Securitisation transactions doubled to Rs 31,500 crore on-year in the first quarter (Q1FY19) as deals backed by loan receivables that do not qualify for priority sector (non-PSL) rocketed (see Chart 1 in annexure) following clarity on the applicability of Goods and Services Tax (GST).
Says Krishnan Sitaraman, Senior Director, CRISIL Ratings, “Till now, PSL receivables had ruled the securitisation market roost. But due to a rise in transactions involving non-PSL receivables, and increase in demand for priority sector lending certificates (PSLCs), non-PSL share increased to 64% on-year in first quarter of fiscal 2019 from 40%.”
Mortgages continued to be the driver of non-PSL securitisation. The GST Council’s clarification that securitised assets are not liable to pay tax spurred some large mortgage players to tap the securitisation market once again (see Chart 2 in annexure for asset class-wise securitisation).
Newer non-PSL asset classes – such as personal and consumer durables loan receivables, lease rentals and gold loan receivables– saw a significant increase in momentum in the first quarter and transactions surged to Rs 2,800 crore.
Demand for non-PSL asset-backed securitisation was driven by private banks, mutual funds, non-bank treasuries and insurers, which took advantage of attractive yields of 8.5% to 11.5% for instruments rated in A (SO) category or higher.

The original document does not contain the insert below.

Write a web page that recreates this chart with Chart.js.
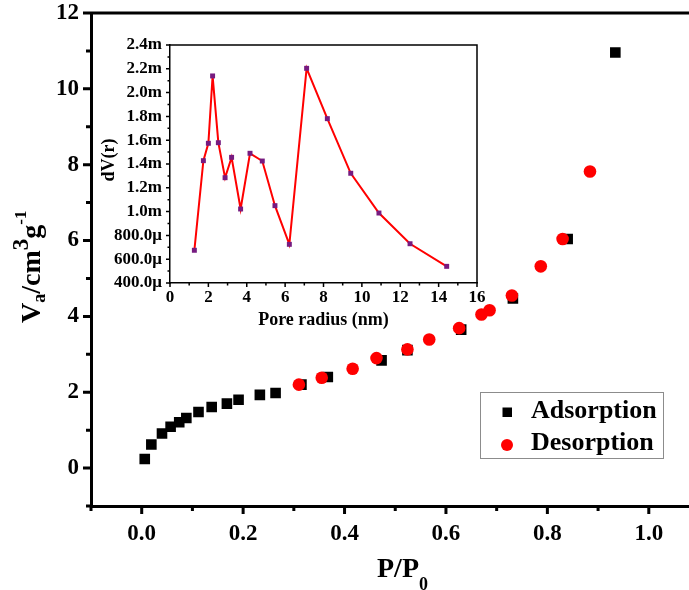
<!DOCTYPE html>
<html>
<head>
<meta charset="utf-8">
<script src="https://cdn.jsdelivr.net/npm/chart.js@4.4.1/dist/chart.umd.min.js"></script>
<style>
  html, body { margin: 0; padding: 0; overflow: hidden; background: #fff; }
  #wrap { position: relative; width: 689px; height: 590px; overflow: hidden; }
  #wrap canvas { position: absolute; left: 0; top: 0; }
</style>
</head>
<body>
<div id="wrap">
  <canvas id="isotherm" width="707" height="590"></canvas>
  <canvas id="poreDist" width="500" height="330"></canvas>
</div>
<script>
// N2 isotherm, relative pressure P/P0 vs adsorbed volume
var adsP = [0.006, 0.019, 0.040, 0.057, 0.074, 0.088, 0.112, 0.138, 0.168, 0.191, 0.233, 0.264,
            0.315, 0.367, 0.473, 0.524, 0.630, 0.732, 0.840, 0.934];
var adsV = [0.24, 0.62, 0.91, 1.09, 1.21, 1.32, 1.48, 1.61, 1.70, 1.80, 1.93, 1.98,
            2.20, 2.40, 2.84, 3.11, 3.65, 4.47, 6.04, 10.96];
var desP = [0.310, 0.355, 0.416, 0.463, 0.524, 0.567, 0.626, 0.670, 0.686, 0.730, 0.787, 0.830, 0.884];
var desV = [2.20, 2.38, 2.62, 2.90, 3.13, 3.39, 3.69, 4.05, 4.16, 4.55, 5.32, 6.04, 7.82];

// pore size distribution (inset)
var poreR = [1.27, 1.74, 2.00, 2.22, 2.52, 2.87, 3.21, 3.68, 4.17, 4.81, 5.47, 6.22,
             7.12, 8.20, 9.42, 10.89, 12.51, 14.42];
var poreDV = [0.675e-3, 1.428e-3, 1.574e-3, 2.140e-3, 1.579e-3, 1.285e-3, 1.456e-3, 1.022e-3,
              1.490e-3, 1.425e-3, 1.050e-3, 0.725e-3, 2.204e-3, 1.781e-3, 1.322e-3, 0.988e-3,
              0.730e-3, 0.540e-3];

var serif = '"Liberation Serif", "Times New Roman", serif';

function pts(xs, ys) {
  return xs.map(function (x, i) { return { x: x, y: ys[i] }; });
}

// fixed axis box sizes, no extra room for overhanging labels
function fitX(h) {
  return function (s) { s.height = h; s.paddingLeft = 0; s.paddingRight = 0; };
}
function fitY(w) {
  return function (s) { s.width = w; s.paddingTop = 0; s.paddingBottom = 0; };
}

// text with sub/superscripts, runs: [text, size, baseline shift]
function drawRuns(ctx, runs, x, y) {
  runs.forEach(function (r) {
    ctx.font = 'bold ' + r[1] + 'px ' + serif;
    ctx.fillText(r[0], x, y + r[2]);
    x += ctx.measureText(r[0]).width;
  });
}

// top/right frame lines plus major and minor ticks on bottom/left
var frameTicks = {
  id: 'frameTicks',
  afterDraw: function (chart, args, o) {
    var ctx = chart.ctx, a = chart.chartArea;
    var xs = chart.scales.x, ys = chart.scales.y;
    ctx.save();
    ctx.strokeStyle = '#000';
    ctx.lineWidth = o.width;
    ctx.beginPath();
    ctx.moveTo(a.left, a.top);
    ctx.lineTo(a.right, a.top);
    ctx.lineTo(a.right, a.bottom);
    ctx.stroke();
    ctx.beginPath();
    var k, p, len;
    for (k = Math.round(xs.min / o.xStep); k <= Math.round(xs.max / o.xStep); k++) {
      p = xs.getPixelForValue(k * o.xStep);
      len = k % 2 === 0 ? o.major : o.minor;
      ctx.moveTo(p, a.bottom);
      ctx.lineTo(p, a.bottom + len);
    }
    for (k = Math.round(ys.min / o.yStep); k <= Math.round(ys.max / o.yStep); k++) {
      p = ys.getPixelForValue(k * o.yStep);
      len = k % 2 === 0 ? o.major : o.minor;
      ctx.moveTo(a.left, p);
      ctx.lineTo(a.left - len, p);
    }
    ctx.stroke();
    ctx.restore();
  }
};

// axis titles and legend of the isotherm
var isoLabels = {
  id: 'isoLabels',
  afterDraw: function (chart) {
    var ctx = chart.ctx;
    var ds = chart.data.datasets;
    ctx.save();
    ctx.fillStyle = '#000';
    ctx.textBaseline = 'alphabetic';
    ctx.textAlign = 'left';
    drawRuns(ctx, [['P/P', 28, 0], ['0', 18, 13]], 377, 577);

    ctx.save();
    ctx.translate(40, 323);
    ctx.rotate(-Math.PI / 2);
    drawRuns(ctx, [['V', 28, 0], ['a', 18, 5], ['/cm', 28, 0], ['3', 23, -12], ['g', 28, 0], ['-1', 17, -14]], 0, 0);
    ctx.restore();

    ctx.strokeStyle = '#8c8c8c';
    ctx.lineWidth = 1;
    ctx.strokeRect(480.5, 392.5, 183, 66);
    ctx.fillStyle = ds[0].backgroundColor;
    ctx.fillRect(502.5, 407.5, 9.5, 9.5);
    ctx.fillStyle = ds[1].backgroundColor;
    ctx.beginPath();
    ctx.arc(507, 445, 6, 0, Math.PI * 2);
    ctx.fill();
    ctx.fillStyle = '#000';
    ctx.font = 'bold 26px ' + serif;
    ctx.fillText(ds[0].label, 531, 418);
    ctx.fillText(ds[1].label, 531, 450);
    ctx.restore();
  }
};

var poreLabels = {
  id: 'poreLabels',
  afterDraw: function (chart) {
    var ctx = chart.ctx, a = chart.chartArea;
    ctx.save();
    ctx.fillStyle = '#000';
    ctx.font = 'bold 18px ' + serif;
    ctx.textAlign = 'center';
    ctx.textBaseline = 'alphabetic';
    ctx.fillText('Pore radius (nm)', (a.left + a.right) / 2, 325);
    ctx.translate(114, 160);
    ctx.rotate(-Math.PI / 2);
    ctx.fillText('dV(r)', 0, 0);
    ctx.restore();
  }
};

new Chart(document.getElementById('isotherm'), {
  type: 'scatter',
  data: {
    datasets: [
      {
        label: 'Adsorption',
        data: pts(adsP, adsV),
        pointStyle: 'rect',
        pointRadius: 7.5,
        backgroundColor: '#000000',
        borderColor: '#000000',
        borderWidth: 0,
        order: 2
      },
      {
        label: 'Desorption',
        data: pts(desP, desV),
        pointStyle: 'circle',
        pointRadius: 6.3,
        backgroundColor: '#ff0000',
        borderColor: '#ff0000',
        borderWidth: 0,
        order: 1
      }
    ]
  },
  options: {
    responsive: false,
    animation: false,
    events: [],
    layout: { padding: { top: 13, right: 3, left: 0, bottom: 0 } },
    plugins: {
      legend: { display: false },
      tooltip: { enabled: false },
      frameTicks: { width: 3, major: 8, minor: 5, xStep: 0.1, yStep: 1 }
    },
    scales: {
      x: {
        type: 'linear',
        min: -0.1,
        max: 1.1,
        afterFit: fitX(84),
        grid: { display: false, drawTicks: false },
        border: { color: '#000', width: 3 },
        ticks: {
          stepSize: 0.1,
          autoSkip: false,
          maxRotation: 0,
          padding: 14,
          color: '#000',
          font: { family: serif, size: 23, weight: 'bold' },
          callback: function (v) {
            var k = Math.round(v * 10);
            return k % 2 === 0 ? (k / 10).toFixed(1) : '';
          }
        }
      },
      y: {
        min: -1,
        max: 12,
        afterFit: fitY(91),
        grid: { display: false, drawTicks: false },
        border: { color: '#000', width: 3 },
        ticks: {
          stepSize: 1,
          autoSkip: false,
          padding: 12,
          color: '#000',
          font: { family: serif, size: 23, weight: 'bold' },
          callback: function (v) { return v % 2 === 0 ? String(v) : ''; }
        }
      }
    }
  },
  plugins: [frameTicks, isoLabels]
});

new Chart(document.getElementById('poreDist'), {
  type: 'scatter',
  data: {
    datasets: [{
      data: pts(poreR, poreDV),
      showLine: true,
      borderColor: '#ff0000',
      borderWidth: 2,
      tension: 0,
      pointStyle: 'rect',
      pointRadius: 3.5,
      pointBackgroundColor: '#761b80',
      pointBorderWidth: 0
    }]
  },
  options: {
    responsive: false,
    animation: false,
    events: [],
    layout: { padding: { top: 45, right: 23, left: 0, bottom: 0 } },
    plugins: {
      legend: { display: false },
      tooltip: { enabled: false },
      frameTicks: { width: 1.5, major: 4, minor: 2.5, xStep: 1, yStep: 0.0001 }
    },
    scales: {
      x: {
        type: 'linear',
        min: 0,
        max: 16,
        afterFit: fitX(47),
        grid: { display: false, drawTicks: false },
        border: { color: '#000', width: 1.5 },
        ticks: {
          stepSize: 2,
          autoSkip: false,
          maxRotation: 0,
          padding: 4,
          color: '#000',
          font: { family: serif, size: 17, weight: 'bold' }
        }
      },
      y: {
        min: 0.0004,
        max: 0.0024,
        afterFit: fitY(170),
        grid: { display: false, drawTicks: false },
        border: { color: '#000', width: 1.5 },
        ticks: {
          stepSize: 0.0002,
          autoSkip: false,
          padding: 8,
          color: '#000',
          font: { family: serif, size: 17, weight: 'bold' },
          callback: function (v) {
            var k = Math.round(v * 1e4);
            return k < 10 ? (k * 100).toFixed(1) + 'μ' : (k / 10).toFixed(1) + 'm';
          }
        }
      }
    }
  },
  plugins: [frameTicks, poreLabels]
});
</script>
</body>
</html>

While non-PSL securitisation had a good outing, PSL securitisation continued to be impacted by rising popularity of PSLCs.
Overall, PSLC volume touched Rs 86,000 crore in the quarter, or 46% of the number for the whole of last fiscal (see Chart 3 in annexure). Average PSLC pricing across segments dropped by 49% on-year. The sharp rise in volume and the drop in PSLC pricing meant banks were less interested in taking the PSL securitisation route to meet their PSL mandate.

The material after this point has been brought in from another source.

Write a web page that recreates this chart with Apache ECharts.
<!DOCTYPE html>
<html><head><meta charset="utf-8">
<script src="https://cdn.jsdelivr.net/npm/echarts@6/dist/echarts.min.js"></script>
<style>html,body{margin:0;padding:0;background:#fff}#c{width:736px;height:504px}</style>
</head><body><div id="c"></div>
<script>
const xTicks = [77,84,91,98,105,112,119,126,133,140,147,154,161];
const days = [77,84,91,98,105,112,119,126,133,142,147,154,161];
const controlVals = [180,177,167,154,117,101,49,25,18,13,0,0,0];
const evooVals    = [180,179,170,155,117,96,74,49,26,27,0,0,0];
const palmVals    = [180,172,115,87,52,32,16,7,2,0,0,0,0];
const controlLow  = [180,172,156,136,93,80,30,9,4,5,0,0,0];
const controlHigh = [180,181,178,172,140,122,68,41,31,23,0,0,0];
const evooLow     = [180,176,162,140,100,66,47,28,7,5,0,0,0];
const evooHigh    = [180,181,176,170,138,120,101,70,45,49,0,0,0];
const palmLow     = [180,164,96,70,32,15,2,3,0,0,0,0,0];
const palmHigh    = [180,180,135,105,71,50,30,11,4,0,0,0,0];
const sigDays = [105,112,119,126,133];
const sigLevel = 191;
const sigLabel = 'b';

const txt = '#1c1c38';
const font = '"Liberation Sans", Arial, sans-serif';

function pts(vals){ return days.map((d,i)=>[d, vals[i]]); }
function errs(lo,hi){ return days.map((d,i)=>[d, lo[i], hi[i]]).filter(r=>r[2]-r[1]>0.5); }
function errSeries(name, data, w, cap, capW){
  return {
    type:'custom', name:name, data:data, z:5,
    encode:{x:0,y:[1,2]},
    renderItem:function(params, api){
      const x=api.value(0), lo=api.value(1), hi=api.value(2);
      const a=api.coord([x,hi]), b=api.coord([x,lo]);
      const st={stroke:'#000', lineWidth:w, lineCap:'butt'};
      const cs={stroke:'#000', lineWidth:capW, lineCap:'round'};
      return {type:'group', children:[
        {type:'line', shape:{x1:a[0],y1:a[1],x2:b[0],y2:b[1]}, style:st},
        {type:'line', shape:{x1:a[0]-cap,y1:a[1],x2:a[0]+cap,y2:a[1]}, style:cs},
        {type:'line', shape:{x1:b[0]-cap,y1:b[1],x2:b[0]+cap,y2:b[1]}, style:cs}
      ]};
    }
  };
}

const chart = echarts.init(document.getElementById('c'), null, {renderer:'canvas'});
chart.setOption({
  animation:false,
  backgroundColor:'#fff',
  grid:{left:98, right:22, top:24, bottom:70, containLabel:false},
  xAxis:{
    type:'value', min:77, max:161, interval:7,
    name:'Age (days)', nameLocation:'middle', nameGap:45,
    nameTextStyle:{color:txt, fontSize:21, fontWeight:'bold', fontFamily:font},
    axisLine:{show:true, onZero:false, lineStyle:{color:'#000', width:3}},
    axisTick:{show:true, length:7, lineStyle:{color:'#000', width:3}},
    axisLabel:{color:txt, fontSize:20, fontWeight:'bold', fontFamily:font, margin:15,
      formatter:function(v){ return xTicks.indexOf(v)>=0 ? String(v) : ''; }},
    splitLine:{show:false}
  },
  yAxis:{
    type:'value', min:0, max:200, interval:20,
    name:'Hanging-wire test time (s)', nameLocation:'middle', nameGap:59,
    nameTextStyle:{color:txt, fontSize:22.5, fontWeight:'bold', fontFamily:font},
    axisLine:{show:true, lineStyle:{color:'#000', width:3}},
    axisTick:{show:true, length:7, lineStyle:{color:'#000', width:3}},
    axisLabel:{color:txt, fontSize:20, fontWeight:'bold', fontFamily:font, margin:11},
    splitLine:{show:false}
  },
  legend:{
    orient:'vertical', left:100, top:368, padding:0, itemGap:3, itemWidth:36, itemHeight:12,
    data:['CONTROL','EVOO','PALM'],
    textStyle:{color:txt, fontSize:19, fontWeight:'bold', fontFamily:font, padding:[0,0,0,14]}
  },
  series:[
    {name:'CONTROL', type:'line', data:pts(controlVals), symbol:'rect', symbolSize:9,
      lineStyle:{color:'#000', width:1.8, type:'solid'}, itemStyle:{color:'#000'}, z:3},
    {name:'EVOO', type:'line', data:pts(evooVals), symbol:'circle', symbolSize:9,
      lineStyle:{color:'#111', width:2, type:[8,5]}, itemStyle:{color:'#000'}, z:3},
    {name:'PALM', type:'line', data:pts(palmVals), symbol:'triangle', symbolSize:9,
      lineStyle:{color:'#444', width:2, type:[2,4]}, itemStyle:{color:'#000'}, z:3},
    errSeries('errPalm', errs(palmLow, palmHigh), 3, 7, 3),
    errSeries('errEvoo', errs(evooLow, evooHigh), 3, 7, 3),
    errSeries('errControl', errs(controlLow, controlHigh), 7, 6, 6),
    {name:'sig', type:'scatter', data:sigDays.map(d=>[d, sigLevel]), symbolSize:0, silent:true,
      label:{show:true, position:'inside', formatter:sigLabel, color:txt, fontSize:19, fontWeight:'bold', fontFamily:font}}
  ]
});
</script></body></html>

Consequently, in an environment of rising interest rates, the ask in terms of yield on PSL securitisation rose. The yield on PSL-backed pass-through certificates (PTCs) during the quarter was in the range of 7.25% to 7.9%, compared with 5.9% to 7.2% seen in fiscal 2018.
As the spread between PSL-backed PTCs and other vanilla instruments narrowed, major PSL-supplying non-banking financial companies (NBFCs) also trimmed their securitisation ambitions.

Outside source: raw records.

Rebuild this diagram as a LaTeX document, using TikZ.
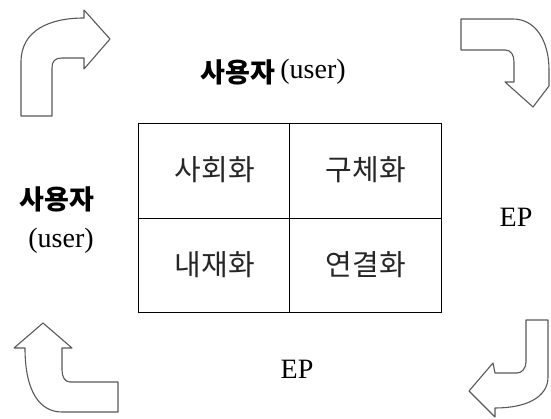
\documentclass[tikz,border=0pt]{standalone}
\usepackage{fontspec}
\setmainfont{Liberation Serif}
\newfontfamily\kr{Noto Sans CJK KR}
\begin{document}
\begin{tikzpicture}[x=1pt,y=-1pt,
  arrowshape/.style={draw=black!65,line width=1.1pt,fill=white,line join=round},
  cell/.style={font=\kr\fontsize{29}{32}\selectfont,text=black!85},
  lbl/.style={font=\fontsize{28}{32}\selectfont},
  krb/.style={font=\kr\bfseries\fontsize{27}{30}\selectfont},
  grid/.style={draw=black,line width=0.9pt}]
\useasboundingbox (0,0) rectangle (551,419);
% table
\draw[grid] (138,123) rectangle (441,312);
\draw[grid] (289,123) -- (289,312);
\draw[grid] (138,218) -- (441,218);
\node[cell] (c11) at (215,170) {사회화};
\node[cell] (c12) at (366,170) {구체화};
\node[cell] (c21) at (215,265) {내재화};
\node[cell] (c22) at (366,265) {연결화};
% labels
\node[krb] (top1) at (238,72) {사용자};
\node[lbl] (top2) at (313,72) {(user)};
\node[krb] (left1) at (57,199) {사용자};
\node[lbl] (left2) at (61,241) {(user)};
\node[lbl] (ep1) at (516,217) {EP};
\node[lbl] (ep2) at (297,369) {EP};
% arrow top-left
\draw[arrowshape] (21,116) -- (52,116) -- (52,68) .. controls (52,61) and (55,58) .. (62,58)
  -- (84,58) -- (84,69) -- (110,39) -- (84,10) -- (84,18)
  .. controls (50,18) and (21,30) .. (21,62) -- cycle;
% arrow top-right
\draw[arrowshape] (461,19) -- (513,19) .. controls (535,19) and (549,40) .. (549,70)
  -- (549,86) -- (533,107) -- (505,82) -- (514,82) -- (514,62)
  .. controls (514,55) and (511,50) .. (505,50) -- (461,50) -- cycle;
% arrow bottom-left
\draw[arrowshape] (43,323) -- (14,348) -- (25,348) .. controls (25,392) and (40,412) .. (62,412)
  -- (118,412) -- (118,382) -- (70,382) .. controls (65,382) and (62,377) .. (62,370)
  -- (62,348) -- (72,348) -- cycle;
% arrow bottom-right
\draw[arrowshape] (526,320) -- (548,320) -- (548,377) .. controls (548,398) and (525,408) .. (495,408)
  -- (495,417) -- (469,391) -- (493,363) -- (495,373) -- (517,373)
  .. controls (522,373) and (526,368) .. (526,362) -- cycle;
\end{tikzpicture}
\end{document}
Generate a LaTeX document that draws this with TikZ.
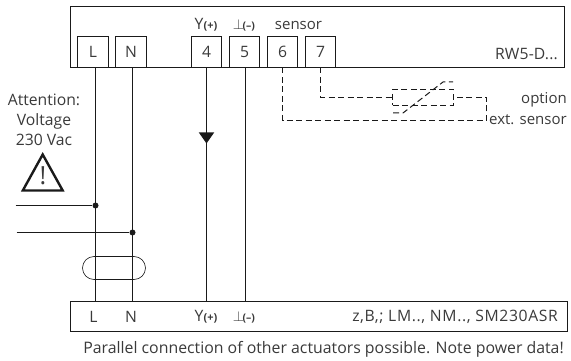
\documentclass[tikz,border=0pt]{standalone}
\usepackage{fontspec}
\setmainfont{Open Sans}
\usetikzlibrary{shapes.geometric}
\definecolor{ink}{HTML}{1A1A1A}
\definecolor{txt}{HTML}{3A3A3A}
\tikzset{
  wire/.style={draw=ink,line width=1.2pt},
  dashw/.style={draw=ink,line width=1pt,dash pattern=on 6pt off 3.5pt},
  term/.style={draw=ink,line width=1pt,minimum width=30pt,minimum height=31pt,inner sep=0pt,text=txt,font=\fontsize{15.7}{17}\selectfont},
  lab/.style={inner sep=0pt,text=txt,font=\fontsize{15.7}{20}\selectfont},
  small/.style={lab,font=\fontsize{15}{20}\selectfont},
  housing/.style={draw=ink,line width=1.2pt,inner sep=0pt},
  dot/.style={circle,fill=ink,inner sep=0pt,minimum size=6pt}
}
\newcommand{\plusm}{\textbf{\fontsize{11}{10}\selectfont(+)}}
\newcommand{\minusm}{{\fontsize{15}{15}\selectfont$\perp$}\kern-1.5pt\textbf{\fontsize{10.5}{10}\selectfont(–)}}
\begin{document}
\begin{tikzpicture}[x=1pt,y=-1pt]
\useasboundingbox (0,0) rectangle (571,361);
\node[housing,minimum width=494pt,minimum height=61pt] (top) at (317.5,37) {};
\node[housing,minimum width=497pt,minimum height=30pt] (bot) at (319,316.5) {};
\foreach \n/\x/\t/\w in {tL/93/L/31,tN/131/N/31,t4/206.5/4/30,t5/244.5/5/30,t6/282.5/6/30,t7/320.5/7/30}
  \node[term,minimum width=\w pt] (\n) at (\x,52) {\t};
\coordinate (aL) at (95.5,67.5);
\coordinate (aN) at (132.5,67.5);
\coordinate (aY) at (206.5,67.5);
\coordinate (aM) at (245.5,67.5);
\coordinate (bL) at (95.5,301.5);
\coordinate (bN) at (132.5,301.5);
\coordinate (bY) at (206.5,301.5);
\coordinate (bM) at (245.5,301.5);
\draw[wire] (aL) -- (bL);
\draw[wire] (aN) -- (bN);
\draw[wire] (aY) -- (bY);
\draw[wire] (aM) -- (bM);
\node[isosceles triangle,isosceles triangle apex angle=70,shape border rotate=-90,fill=ink,inner sep=0pt,minimum height=11pt,minimum width=14pt] (arr) at (206.5,136.5) {};
% supply
\node[dot] (jL) at (95.5,205.5) {};
\node[dot] (jN) at (132.5,232.5) {};
\coordinate (sL) at (15.5,205.5);
\coordinate (sN) at (16.5,232.5);
\draw[wire] (sL) -- (jL);
\draw[wire] (sN) -- (jN);
\node[draw=ink,line width=0.6pt,rounded corners=11.5pt,minimum width=63pt,minimum height=23pt,inner sep=0pt] (clamp) at (114,268) {};
% sensor
\coordinate (s6) at (282.5,67.5);
\coordinate (s7) at (320.5,67.5);
\coordinate (a6) at (282.5,120.5);
\coordinate (a7) at (320.5,97.5);
\node[dashw,minimum width=61pt,minimum height=16pt,inner sep=0pt] (ntc) at (423,97.5) {};
\coordinate (c1) at (486.5,120.5);
\coordinate (c2) at (486.5,97.5);
\draw[dashw] (s6) -- (a6) -- (c1) -- (c2) -- (ntc.east);
\draw[dashw] (s7) -- (a7) -- (ntc.west);
\coordinate (d1) at (393,113);
\coordinate (d2) at (403,113);
\coordinate (d3) at (443,82);
\coordinate (d4) at (453,82);
\draw[dashw] (d1) -- (d2) -- (d3) -- (d4);
% warning
\coordinate (w1) at (42.7,154.5);
\coordinate (w2) at (22.8,190.5);
\coordinate (w3) at (62.7,190.5);
\draw[draw=ink,line width=2.4pt,miter limit=10] (w1) -- (w2) -- (w3) -- cycle;
\node[lab,font=\fontsize{25}{25}\selectfont] (bang) at (43,176) {!};
% texts
\node[lab,align=center] (att) at (44,119.5) {Attention:\\Voltage\\230 Vac};
\node[lab] (y1) at (206,25) {Y\plusm};
\node[lab] (m1) at (244,25) {\minusm};
\node[small] (sens) at (298.5,25) {sensor};
\node[lab,anchor=east] (rw) at (558,54) {\addfontfeature{LetterSpace=1}RW5-D...};
\node[small,anchor=east] (opt) at (567,99.5) {option};
\node[small,anchor=east] (ext) at (567,120) {ext. sensor};
\node[lab] (l2) at (93.5,317) {L};
\node[lab] (n2) at (131,317) {N};
\node[lab] (y2) at (206,317) {Y\plusm};
\node[lab] (m2) at (244,317) {\minusm};
\node[lab,anchor=east] (mod) at (558,317) {\addfontfeature{LetterSpace=4}z,B,; LM.., NM.., SM230ASR};
\node[lab,anchor=east,font=\fontsize{15.85}{20}\selectfont] (note) at (564,349) {Parallel connection of other actuators possible. Note power data!};
\end{tikzpicture}
\end{document}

Said Rohit Inamdar, Senior Director, CRISIL Ratings, “Given that NBFCs are staring at a yield compression of 50-75 basis points1, even at higher yields, securitisation will remain attractive to NBFCs as PSL securitisation would still be 100 to 150 basis points cheaper than comparable vanilla issuances. Hence they are unlikely to stay away from the securitisation market indefinitely. On the demand side, the ease and convenience of PSLCs notwithstanding, due to the interest earning nature of securitised assets, at the right yield, banks should emerge as buyers.”